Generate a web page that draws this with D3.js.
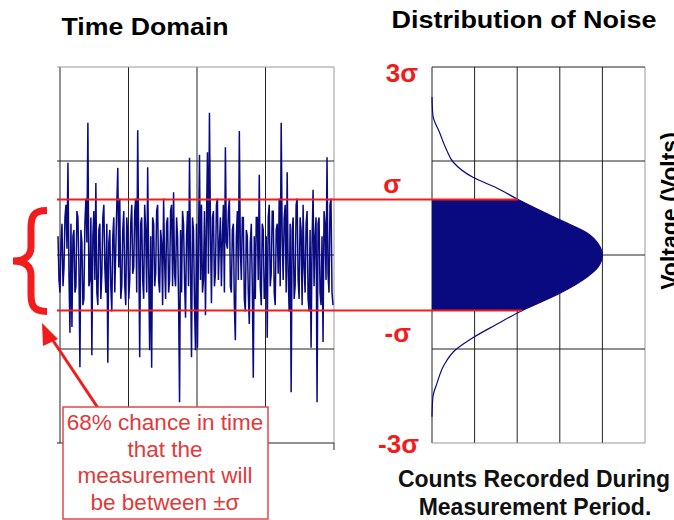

--

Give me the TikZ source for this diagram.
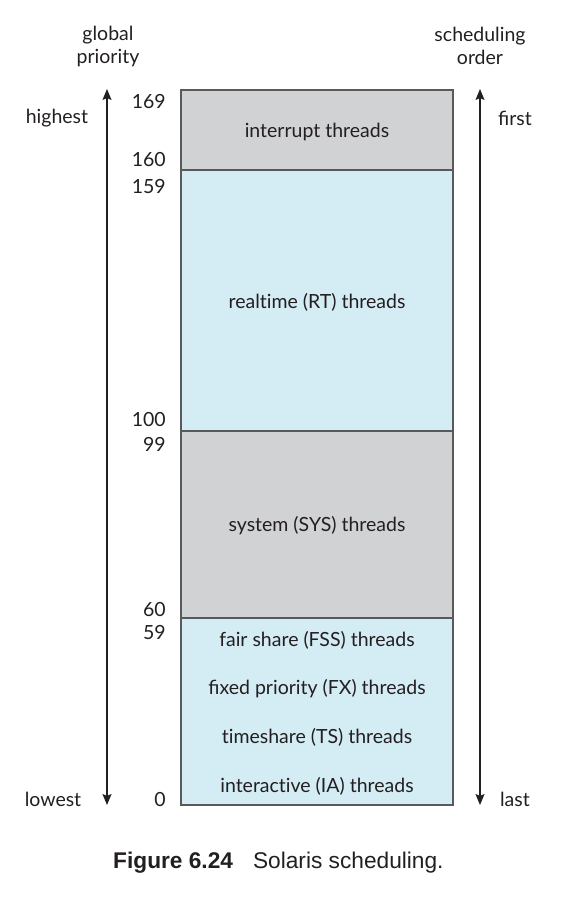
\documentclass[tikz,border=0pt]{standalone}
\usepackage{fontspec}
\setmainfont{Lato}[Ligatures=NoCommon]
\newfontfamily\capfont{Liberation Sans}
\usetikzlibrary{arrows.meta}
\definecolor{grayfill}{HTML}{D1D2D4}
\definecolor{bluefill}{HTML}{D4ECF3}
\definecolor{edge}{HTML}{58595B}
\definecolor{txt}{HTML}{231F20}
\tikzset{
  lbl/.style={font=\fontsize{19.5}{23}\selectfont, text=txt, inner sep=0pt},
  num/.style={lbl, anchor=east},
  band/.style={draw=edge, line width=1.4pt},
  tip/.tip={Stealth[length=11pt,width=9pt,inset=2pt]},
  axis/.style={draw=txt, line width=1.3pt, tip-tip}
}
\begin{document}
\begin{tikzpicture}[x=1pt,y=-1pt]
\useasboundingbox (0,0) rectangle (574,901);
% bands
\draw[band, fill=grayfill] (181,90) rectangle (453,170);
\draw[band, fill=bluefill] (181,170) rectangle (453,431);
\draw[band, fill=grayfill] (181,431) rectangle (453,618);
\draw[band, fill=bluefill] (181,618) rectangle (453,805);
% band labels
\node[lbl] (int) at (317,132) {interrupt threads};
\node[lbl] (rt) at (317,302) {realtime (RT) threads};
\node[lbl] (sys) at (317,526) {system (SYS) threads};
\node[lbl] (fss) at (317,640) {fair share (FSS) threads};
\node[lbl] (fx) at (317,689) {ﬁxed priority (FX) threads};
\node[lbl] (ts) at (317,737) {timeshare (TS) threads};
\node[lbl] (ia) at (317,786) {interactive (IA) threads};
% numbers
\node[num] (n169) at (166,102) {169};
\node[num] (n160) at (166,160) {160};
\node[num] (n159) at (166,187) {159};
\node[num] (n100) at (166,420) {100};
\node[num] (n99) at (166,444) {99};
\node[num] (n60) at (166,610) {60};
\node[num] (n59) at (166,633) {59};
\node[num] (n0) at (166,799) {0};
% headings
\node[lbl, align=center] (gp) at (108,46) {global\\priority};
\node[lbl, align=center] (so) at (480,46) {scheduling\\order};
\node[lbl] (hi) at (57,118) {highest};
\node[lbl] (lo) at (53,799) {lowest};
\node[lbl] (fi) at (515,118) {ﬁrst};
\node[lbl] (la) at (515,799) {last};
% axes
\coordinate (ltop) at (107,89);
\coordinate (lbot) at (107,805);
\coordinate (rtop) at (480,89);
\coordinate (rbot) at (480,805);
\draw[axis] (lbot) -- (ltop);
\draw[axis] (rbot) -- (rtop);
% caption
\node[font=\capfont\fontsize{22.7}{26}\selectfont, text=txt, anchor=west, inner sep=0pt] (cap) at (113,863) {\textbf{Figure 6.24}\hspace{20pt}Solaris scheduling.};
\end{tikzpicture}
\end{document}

Your goal » Pick out each line above that includes "this" and show it.

Expected output »
Generate a web page that draws this with D3.js.
Give me the TikZ source for this diagram.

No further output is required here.